The Tennis Channel was unable to sublicense a French Open package to any of the major networks, and the International Champions Cup, which had played to good ratings for Fox in years past, found Fox was no longer interested and ended up agreeing to a deal with ESPN for just over a half-million a year after having been in a three-year deal with Fox that netted just a bit more than $2.2 million.

The lower rights fees for the likes of Conference USA come amid bad times for the sports networks. ESPN has reportedly lost more than seven million subscribers since 2013, and it has been bleeding employees and talent as it attempts to rein in costs. And FS1, which has yet to get close to ESPN’s subscriber base, has reportedly lost more than two million subscribers since 2013. And the fewer the subscribers, the less money made by the networks, and the less money made by the networks, the less money there is that can be paid for media rights.

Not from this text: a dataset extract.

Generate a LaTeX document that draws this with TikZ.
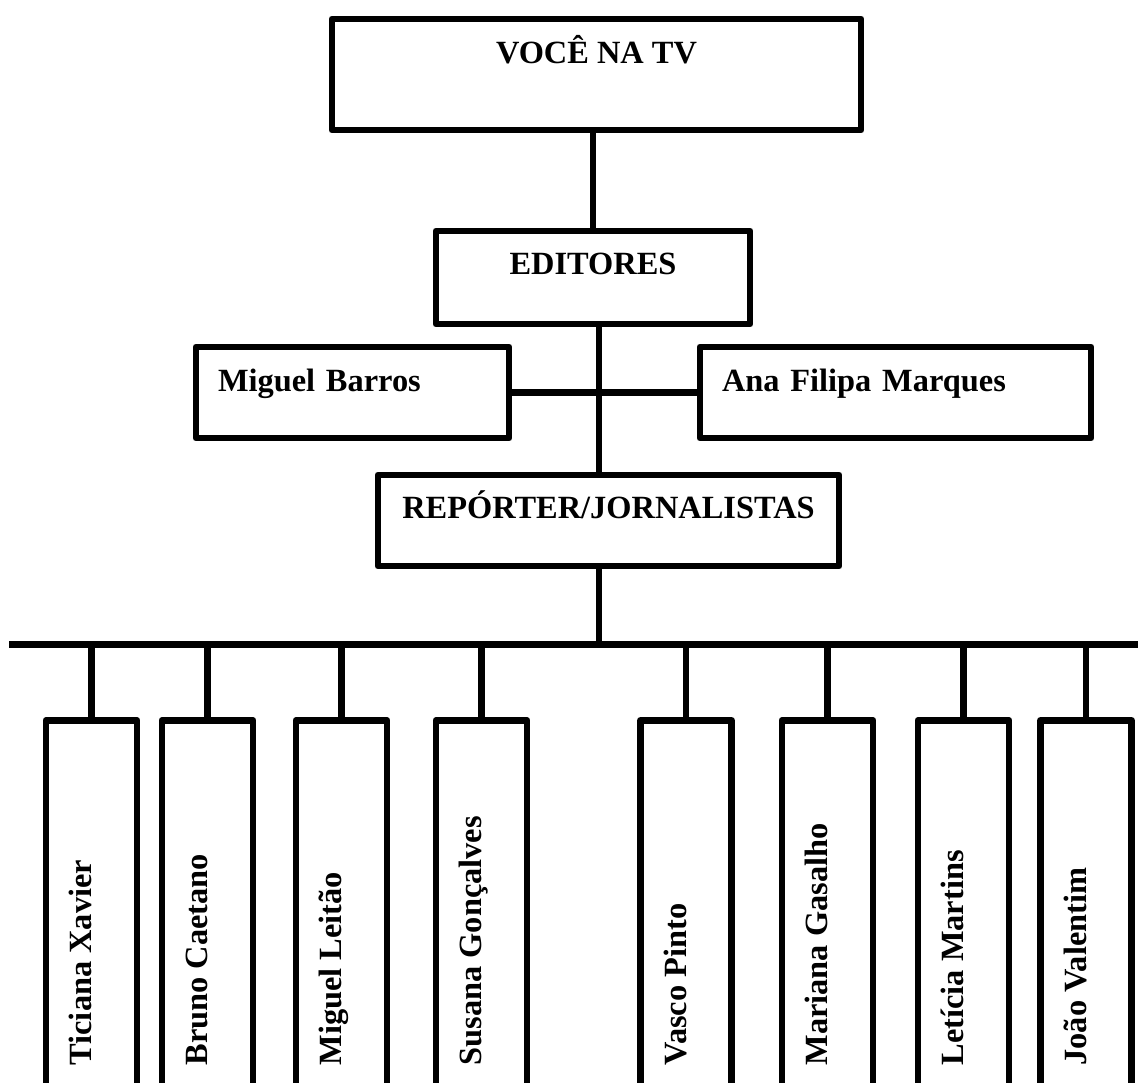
\documentclass[tikz,border=0pt]{standalone}
\usepackage{fontspec}
\setmainfont{Liberation Serif}
\usepackage{graphicx}
\usetikzlibrary{calc, positioning}
\tikzset{
  % heavy black outlines, as in the printed chart
  every picture/.append style = {line width=3.4pt, line join=round},
  chartfont/.style  = {font=\fontsize{16.2}{19}\selectfont\bfseries},
  unitbox/.style    = {draw, chartfont, inner xsep=11pt, inner ysep=0pt, text height=10pt},
  namebox/.style    = {draw, chartfont, inner sep=0pt, anchor=north,
                       minimum width=45.5pt, minimum height=191.5pt},
}
% names in the lower boxes read bottom to top, starting near the foot
\newcommand{\upname}[1]{\rotatebox{90}{\makebox[153.5pt][l]{\smash{#1}}}}

\begin{document}
\begin{tikzpicture}[x=0.5pt, y=-0.5pt]
  \useasboundingbox (0,0) rectangle (1138,1082);
  \clip (0,0) rectangle (1138,1082);
  % head and editors
  \node[unitbox, minimum width=264.5pt, minimum height=55.5pt, text depth=21.5pt]
    (voce) at (596.5,74.5) {VOCÊ NA TV};
  \node[unitbox, minimum width=157pt, minimum height=46.5pt, text depth=13.5pt]
    (editores) at (593,277.5) {EDITORES};
  \node[unitbox, text width=134.5pt, align=left, minimum height=45.5pt, text depth=11.5pt]
    (mbarros) at (352.5,392.5) {Miguel Barros};
  \node[unitbox, text width=173.5pt, align=left, minimum height=45.5pt, text depth=11.5pt]
    (ana) at (895.5,392.5) {Ana Filipa Marques};
  \node[unitbox, minimum width=230.5pt, minimum height=45.5pt, text depth=12.5pt]
    (reporter) at (608.5,520.5) {REPÓRTER/JORNALISTAS};
  % spine and bar
  \coordinate (trunk) at (599,0);
  \coordinate (barL) at (9,644.5);
  \coordinate (barR) at (1145,644.5);
  \draw (voce.south -| editores.north) -- (editores.north);
  \draw (editores.south -| trunk) -- (reporter.north -| trunk);
  \draw (mbarros.east) -- (ana.west);
  \draw (reporter.south -| trunk) -- (trunk |- barL);
  \draw (barL) -- (barR);
  % reporters
  \foreach \cx/\nm/\who in {91.5/ticiana/Ticiana Xavier, 207.5/bruno/Bruno Caetano,
      341.5/mleitao/Miguel Leitão, 481.5/susana/Susana Gonçalves,
      686/vasco/Vasco Pinto, 827.5/mariana/Mariana Gasalho,
      963.5/leticia/Letícia Martins, 1086/joao/João Valentim} {
    \node[namebox] (\nm) at (\cx,717) {\upname{\who}};
    \draw (\nm.north) -- (\nm.north |- barL);
  }
\end{tikzpicture}
\end{document}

Much of what has driven sports in the past several years has been the money from media rights. Major League Baseball has gone the regional route, with numerous teams starting their own regional sports networks that allow the teams to keep the money earned off of subscriber fees. But the cable and satellite providers have been proving less and less willing to fork out the money that comes from the subscriber fees. One of the reasons CSN Houston failed was that providers like U-verse and DirecTV refused to sign deals with the network. That in turn meant that the Astros weren’t receiving the money the network owed for the media rights. And the regional network owned by the Los Angeles Dodgers has yet, after several years, to reach agreement with Cox Cable or with DirectTV, thus keeping the Dodgers off of a lot of L.A.-area televisions.  

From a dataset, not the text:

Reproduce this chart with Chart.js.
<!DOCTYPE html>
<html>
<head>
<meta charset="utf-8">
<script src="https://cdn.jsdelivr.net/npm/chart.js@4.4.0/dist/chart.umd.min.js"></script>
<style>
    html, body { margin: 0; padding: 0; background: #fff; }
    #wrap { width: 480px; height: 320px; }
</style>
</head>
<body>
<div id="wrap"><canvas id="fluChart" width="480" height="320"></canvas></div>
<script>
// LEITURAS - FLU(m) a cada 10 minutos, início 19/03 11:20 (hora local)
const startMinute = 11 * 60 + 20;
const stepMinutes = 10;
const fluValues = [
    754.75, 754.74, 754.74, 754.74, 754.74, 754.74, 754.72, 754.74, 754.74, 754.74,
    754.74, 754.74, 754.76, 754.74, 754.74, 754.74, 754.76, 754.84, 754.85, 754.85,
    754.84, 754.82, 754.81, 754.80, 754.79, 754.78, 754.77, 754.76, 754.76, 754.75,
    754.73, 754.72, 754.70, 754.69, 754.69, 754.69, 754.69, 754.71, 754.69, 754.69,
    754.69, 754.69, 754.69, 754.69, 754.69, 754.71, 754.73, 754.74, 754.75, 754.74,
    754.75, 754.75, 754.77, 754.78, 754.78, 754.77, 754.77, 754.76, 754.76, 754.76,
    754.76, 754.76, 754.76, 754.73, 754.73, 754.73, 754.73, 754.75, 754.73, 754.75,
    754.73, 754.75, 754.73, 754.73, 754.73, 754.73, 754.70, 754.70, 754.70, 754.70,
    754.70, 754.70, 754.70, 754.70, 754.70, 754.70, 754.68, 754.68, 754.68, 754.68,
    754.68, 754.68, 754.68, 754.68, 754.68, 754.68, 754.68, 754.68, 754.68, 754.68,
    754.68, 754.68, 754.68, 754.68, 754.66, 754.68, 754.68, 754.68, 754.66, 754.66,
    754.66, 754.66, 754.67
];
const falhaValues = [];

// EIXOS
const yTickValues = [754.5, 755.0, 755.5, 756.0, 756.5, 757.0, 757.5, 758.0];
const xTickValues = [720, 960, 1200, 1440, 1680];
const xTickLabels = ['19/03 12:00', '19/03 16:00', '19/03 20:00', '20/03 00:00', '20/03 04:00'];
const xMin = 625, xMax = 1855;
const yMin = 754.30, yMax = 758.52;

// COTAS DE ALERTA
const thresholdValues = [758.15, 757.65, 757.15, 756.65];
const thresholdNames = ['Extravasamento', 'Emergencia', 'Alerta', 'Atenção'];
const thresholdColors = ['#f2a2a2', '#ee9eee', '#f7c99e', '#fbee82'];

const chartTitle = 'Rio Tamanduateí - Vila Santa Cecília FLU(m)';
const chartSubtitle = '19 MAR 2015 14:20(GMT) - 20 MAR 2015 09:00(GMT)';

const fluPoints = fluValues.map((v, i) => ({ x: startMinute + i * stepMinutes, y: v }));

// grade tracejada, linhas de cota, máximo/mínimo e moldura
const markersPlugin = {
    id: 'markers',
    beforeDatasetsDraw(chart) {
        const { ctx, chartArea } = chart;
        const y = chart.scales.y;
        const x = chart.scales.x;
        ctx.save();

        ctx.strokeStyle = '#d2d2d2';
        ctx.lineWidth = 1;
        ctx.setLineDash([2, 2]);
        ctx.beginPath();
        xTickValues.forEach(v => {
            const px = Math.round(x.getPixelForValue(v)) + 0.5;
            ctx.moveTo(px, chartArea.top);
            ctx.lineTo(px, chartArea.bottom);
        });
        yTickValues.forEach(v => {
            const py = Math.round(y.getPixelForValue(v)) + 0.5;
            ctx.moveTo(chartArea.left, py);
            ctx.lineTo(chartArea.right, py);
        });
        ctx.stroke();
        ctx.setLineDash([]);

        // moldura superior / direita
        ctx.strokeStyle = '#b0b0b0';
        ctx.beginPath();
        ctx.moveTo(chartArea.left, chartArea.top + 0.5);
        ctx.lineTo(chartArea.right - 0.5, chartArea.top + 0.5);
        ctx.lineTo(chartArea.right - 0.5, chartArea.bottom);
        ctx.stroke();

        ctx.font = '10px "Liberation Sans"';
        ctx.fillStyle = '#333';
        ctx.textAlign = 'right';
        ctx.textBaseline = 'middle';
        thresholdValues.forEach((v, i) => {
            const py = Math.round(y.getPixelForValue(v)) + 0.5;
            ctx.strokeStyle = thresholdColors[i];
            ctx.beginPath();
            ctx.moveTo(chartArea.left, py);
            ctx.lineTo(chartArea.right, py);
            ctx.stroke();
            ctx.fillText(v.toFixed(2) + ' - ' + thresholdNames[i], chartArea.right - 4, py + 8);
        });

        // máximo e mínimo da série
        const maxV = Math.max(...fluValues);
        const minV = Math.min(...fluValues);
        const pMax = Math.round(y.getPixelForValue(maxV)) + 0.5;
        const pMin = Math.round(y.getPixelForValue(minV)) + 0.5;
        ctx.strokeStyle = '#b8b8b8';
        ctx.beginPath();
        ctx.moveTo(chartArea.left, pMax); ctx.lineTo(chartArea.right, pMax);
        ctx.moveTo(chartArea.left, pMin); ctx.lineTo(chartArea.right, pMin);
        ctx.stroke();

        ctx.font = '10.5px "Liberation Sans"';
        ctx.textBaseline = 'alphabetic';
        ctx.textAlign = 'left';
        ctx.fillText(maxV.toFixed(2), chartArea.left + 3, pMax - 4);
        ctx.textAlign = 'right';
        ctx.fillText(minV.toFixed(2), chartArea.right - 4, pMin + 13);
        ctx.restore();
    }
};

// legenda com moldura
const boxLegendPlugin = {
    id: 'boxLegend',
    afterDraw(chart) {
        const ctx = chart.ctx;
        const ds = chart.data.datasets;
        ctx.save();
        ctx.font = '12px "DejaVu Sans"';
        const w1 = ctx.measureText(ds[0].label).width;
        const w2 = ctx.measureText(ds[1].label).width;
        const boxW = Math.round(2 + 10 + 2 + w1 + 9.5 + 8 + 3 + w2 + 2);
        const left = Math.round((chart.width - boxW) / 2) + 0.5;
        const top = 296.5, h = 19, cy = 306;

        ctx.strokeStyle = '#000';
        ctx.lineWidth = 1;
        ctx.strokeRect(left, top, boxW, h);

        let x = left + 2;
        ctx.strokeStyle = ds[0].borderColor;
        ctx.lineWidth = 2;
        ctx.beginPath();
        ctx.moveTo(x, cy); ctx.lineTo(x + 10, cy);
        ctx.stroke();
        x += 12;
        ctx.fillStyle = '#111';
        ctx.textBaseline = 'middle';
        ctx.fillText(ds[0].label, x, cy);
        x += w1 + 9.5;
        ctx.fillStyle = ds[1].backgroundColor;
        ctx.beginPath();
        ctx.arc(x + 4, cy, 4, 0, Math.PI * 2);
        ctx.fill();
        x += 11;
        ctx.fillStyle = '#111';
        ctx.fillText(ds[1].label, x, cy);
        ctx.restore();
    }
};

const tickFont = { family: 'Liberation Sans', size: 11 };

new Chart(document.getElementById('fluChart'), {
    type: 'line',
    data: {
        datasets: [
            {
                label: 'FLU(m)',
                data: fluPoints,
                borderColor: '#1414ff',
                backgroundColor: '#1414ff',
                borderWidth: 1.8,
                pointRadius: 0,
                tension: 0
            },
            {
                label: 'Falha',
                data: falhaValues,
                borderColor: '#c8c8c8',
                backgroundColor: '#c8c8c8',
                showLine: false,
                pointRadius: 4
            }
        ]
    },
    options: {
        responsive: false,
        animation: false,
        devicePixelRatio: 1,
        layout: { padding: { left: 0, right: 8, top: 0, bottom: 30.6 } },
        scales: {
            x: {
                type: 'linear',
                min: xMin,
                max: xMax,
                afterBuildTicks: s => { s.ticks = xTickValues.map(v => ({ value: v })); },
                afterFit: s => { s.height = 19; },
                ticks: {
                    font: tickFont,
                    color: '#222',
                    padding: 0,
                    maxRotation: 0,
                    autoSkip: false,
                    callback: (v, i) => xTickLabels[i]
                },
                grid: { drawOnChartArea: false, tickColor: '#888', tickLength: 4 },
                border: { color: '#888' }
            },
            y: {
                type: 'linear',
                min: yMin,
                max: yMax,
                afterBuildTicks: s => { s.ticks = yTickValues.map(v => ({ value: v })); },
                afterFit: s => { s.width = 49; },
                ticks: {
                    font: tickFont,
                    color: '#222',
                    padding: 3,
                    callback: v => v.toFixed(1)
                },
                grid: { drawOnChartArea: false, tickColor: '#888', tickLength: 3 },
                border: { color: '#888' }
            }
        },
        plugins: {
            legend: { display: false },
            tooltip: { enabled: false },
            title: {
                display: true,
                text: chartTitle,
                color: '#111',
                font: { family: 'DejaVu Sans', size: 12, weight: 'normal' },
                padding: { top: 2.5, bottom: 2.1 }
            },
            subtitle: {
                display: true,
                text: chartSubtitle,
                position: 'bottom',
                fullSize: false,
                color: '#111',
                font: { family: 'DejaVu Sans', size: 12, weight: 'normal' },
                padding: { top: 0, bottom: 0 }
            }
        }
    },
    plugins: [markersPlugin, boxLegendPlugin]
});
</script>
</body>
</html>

So if ESPN and FS1 keep bleeding subscribers, they’ll have to start treating more and more leagues and conferences the way Conference USA is being treated. And if the providers refuse to pay the subscriber fees sought by the likes of ESPN, FS1 and the hundreds of thousands of regional sports networks, then that’ll make for even fewer dollars to be paid out to teams, leagues and conferences. That in turn means less money for the teams to pay in salaries, and it likely means a rise in ticket prices, and it could, in turn, lead once again to labor unrest.

Meanwhile, there are Houston and Rice fans who once again will have trouble seeing their teams play on television in Houston. It’s not like Conference USA had too many other options when it came to getting a media rights deal, but the fact that the best it could do is a deal with a syndicated network that has no stations in Houston, one of the country’s largest media markets, is troubling. But at least there’s beIN Sports.